(Records with drawing code)
════════════════
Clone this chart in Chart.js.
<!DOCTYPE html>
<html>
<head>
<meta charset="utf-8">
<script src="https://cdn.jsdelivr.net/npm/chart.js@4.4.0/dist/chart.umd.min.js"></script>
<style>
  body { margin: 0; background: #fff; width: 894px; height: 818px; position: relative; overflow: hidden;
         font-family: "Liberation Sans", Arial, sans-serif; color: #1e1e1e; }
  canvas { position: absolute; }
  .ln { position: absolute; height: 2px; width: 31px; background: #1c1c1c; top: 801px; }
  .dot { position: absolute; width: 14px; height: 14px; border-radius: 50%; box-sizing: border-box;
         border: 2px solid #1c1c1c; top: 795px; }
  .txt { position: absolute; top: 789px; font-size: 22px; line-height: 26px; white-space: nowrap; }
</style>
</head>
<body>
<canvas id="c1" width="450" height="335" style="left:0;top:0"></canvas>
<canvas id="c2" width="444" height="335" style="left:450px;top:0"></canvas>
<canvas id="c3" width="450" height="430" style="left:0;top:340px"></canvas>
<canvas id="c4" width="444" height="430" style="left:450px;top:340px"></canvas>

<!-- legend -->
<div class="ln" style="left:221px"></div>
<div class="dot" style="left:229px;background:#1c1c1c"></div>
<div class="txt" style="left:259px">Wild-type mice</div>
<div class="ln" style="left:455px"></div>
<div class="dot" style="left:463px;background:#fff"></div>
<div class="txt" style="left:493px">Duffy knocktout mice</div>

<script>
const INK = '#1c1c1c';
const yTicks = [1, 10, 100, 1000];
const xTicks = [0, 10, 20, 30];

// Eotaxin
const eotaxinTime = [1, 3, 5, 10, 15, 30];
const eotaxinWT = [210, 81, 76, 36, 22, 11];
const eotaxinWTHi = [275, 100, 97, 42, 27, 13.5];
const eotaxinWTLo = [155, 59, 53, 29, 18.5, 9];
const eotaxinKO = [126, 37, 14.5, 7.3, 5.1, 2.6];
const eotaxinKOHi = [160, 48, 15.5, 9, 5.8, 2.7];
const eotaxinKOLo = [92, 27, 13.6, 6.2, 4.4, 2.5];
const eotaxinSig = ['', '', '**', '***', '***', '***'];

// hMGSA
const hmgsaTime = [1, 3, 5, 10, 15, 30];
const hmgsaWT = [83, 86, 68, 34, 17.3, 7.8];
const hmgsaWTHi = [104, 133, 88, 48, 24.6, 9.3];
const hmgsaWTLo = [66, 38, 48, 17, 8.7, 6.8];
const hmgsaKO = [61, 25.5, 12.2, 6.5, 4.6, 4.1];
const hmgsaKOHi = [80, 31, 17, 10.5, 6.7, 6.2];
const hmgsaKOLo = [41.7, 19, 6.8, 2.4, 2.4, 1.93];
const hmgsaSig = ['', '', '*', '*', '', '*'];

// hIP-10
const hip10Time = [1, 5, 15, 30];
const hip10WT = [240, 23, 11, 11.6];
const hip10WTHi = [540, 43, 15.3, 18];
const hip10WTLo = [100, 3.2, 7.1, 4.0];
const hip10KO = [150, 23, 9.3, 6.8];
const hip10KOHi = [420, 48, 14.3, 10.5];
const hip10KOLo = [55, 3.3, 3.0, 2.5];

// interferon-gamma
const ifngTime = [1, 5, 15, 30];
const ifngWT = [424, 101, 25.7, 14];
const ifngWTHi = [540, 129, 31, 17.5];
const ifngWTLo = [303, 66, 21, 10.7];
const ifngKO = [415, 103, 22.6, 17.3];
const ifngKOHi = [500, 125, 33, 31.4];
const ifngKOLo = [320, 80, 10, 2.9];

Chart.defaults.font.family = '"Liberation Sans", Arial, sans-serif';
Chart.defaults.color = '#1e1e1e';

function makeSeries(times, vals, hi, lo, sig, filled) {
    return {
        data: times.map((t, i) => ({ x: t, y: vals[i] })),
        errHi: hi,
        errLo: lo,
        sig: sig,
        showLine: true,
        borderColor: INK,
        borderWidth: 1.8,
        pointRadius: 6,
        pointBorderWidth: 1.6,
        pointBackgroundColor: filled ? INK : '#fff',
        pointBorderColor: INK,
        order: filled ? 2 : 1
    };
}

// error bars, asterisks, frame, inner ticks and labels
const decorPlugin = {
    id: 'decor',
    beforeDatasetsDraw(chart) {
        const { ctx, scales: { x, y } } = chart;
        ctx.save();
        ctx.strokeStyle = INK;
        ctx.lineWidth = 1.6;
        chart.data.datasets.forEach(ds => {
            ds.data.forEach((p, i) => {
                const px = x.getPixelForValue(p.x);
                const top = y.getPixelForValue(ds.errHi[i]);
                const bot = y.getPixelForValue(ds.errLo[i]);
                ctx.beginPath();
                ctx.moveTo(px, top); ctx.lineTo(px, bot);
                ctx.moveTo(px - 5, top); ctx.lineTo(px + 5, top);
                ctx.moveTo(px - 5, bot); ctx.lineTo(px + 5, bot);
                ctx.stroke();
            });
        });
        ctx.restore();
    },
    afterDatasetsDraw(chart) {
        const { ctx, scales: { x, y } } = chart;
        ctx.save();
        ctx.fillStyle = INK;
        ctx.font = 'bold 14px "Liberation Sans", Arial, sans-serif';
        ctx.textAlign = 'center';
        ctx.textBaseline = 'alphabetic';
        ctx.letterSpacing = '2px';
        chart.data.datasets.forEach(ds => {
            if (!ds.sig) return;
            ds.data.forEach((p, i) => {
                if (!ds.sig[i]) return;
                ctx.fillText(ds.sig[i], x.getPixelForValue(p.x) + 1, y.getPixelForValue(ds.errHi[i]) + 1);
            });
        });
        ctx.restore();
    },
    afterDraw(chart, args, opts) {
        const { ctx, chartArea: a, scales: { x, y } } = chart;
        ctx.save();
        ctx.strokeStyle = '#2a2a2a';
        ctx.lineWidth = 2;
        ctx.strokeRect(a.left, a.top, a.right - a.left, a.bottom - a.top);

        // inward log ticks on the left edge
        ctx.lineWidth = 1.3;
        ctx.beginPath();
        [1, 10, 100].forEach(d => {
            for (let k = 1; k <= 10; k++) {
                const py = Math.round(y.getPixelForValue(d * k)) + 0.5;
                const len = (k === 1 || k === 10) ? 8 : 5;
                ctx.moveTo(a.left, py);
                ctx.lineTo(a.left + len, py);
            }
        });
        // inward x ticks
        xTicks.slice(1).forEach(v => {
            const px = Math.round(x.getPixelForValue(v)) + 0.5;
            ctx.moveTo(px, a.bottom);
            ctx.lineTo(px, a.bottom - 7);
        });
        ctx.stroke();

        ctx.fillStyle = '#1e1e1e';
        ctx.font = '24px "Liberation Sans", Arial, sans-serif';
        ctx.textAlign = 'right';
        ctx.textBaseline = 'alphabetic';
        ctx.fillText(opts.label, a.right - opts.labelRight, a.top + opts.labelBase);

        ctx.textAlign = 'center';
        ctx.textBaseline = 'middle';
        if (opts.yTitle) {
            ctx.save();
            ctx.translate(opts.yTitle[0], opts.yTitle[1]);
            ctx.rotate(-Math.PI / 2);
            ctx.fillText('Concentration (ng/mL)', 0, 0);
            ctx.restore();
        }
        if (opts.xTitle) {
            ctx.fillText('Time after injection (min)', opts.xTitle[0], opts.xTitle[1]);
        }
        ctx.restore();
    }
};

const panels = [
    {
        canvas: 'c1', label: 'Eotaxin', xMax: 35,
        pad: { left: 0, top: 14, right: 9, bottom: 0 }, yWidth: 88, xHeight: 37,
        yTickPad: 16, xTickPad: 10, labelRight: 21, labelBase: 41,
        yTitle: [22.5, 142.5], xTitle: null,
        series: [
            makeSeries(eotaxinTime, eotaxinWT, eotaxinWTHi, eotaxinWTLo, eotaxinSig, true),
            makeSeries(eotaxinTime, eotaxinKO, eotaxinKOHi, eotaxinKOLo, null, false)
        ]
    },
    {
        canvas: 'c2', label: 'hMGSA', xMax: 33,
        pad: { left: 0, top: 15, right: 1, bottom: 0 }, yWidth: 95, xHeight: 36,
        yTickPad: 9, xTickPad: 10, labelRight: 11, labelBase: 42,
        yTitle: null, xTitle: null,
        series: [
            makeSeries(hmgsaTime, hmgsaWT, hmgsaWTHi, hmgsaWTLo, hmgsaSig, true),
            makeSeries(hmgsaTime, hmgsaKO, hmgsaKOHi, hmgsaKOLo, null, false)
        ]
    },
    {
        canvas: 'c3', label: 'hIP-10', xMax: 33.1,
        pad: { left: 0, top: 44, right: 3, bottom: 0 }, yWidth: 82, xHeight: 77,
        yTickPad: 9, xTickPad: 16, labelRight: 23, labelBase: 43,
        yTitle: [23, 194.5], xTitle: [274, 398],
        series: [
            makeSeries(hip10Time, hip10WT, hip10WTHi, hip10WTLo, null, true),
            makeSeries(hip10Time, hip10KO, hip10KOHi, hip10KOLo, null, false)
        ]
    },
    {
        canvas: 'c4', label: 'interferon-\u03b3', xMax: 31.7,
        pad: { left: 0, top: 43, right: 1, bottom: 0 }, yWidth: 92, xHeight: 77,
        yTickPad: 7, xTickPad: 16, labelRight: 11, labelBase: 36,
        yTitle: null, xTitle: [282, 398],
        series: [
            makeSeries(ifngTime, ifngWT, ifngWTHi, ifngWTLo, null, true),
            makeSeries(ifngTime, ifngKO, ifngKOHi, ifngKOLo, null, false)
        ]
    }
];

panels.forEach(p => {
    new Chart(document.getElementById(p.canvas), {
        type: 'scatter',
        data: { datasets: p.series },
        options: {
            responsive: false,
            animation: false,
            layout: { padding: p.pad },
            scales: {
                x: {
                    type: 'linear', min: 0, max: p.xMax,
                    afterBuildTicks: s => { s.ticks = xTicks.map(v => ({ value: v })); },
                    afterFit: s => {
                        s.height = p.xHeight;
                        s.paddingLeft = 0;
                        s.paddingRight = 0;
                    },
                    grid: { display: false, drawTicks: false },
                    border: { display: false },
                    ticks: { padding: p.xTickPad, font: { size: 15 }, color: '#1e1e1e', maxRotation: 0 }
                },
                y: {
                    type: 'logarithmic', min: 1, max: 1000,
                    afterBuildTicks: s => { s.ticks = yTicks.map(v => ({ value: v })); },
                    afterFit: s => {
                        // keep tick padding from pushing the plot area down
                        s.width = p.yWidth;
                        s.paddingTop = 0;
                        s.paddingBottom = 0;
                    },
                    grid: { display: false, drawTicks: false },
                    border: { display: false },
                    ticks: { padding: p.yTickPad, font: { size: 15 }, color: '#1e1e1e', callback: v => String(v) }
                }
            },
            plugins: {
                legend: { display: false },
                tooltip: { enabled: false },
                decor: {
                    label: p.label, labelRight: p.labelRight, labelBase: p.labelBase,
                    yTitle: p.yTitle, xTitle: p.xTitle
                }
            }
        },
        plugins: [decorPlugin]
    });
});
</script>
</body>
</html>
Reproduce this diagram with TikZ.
════════════════
__AIM__
Some lines of the data may hold the word "this". Say how many do, with nothing else.

__CORRECT OUTPUT__
2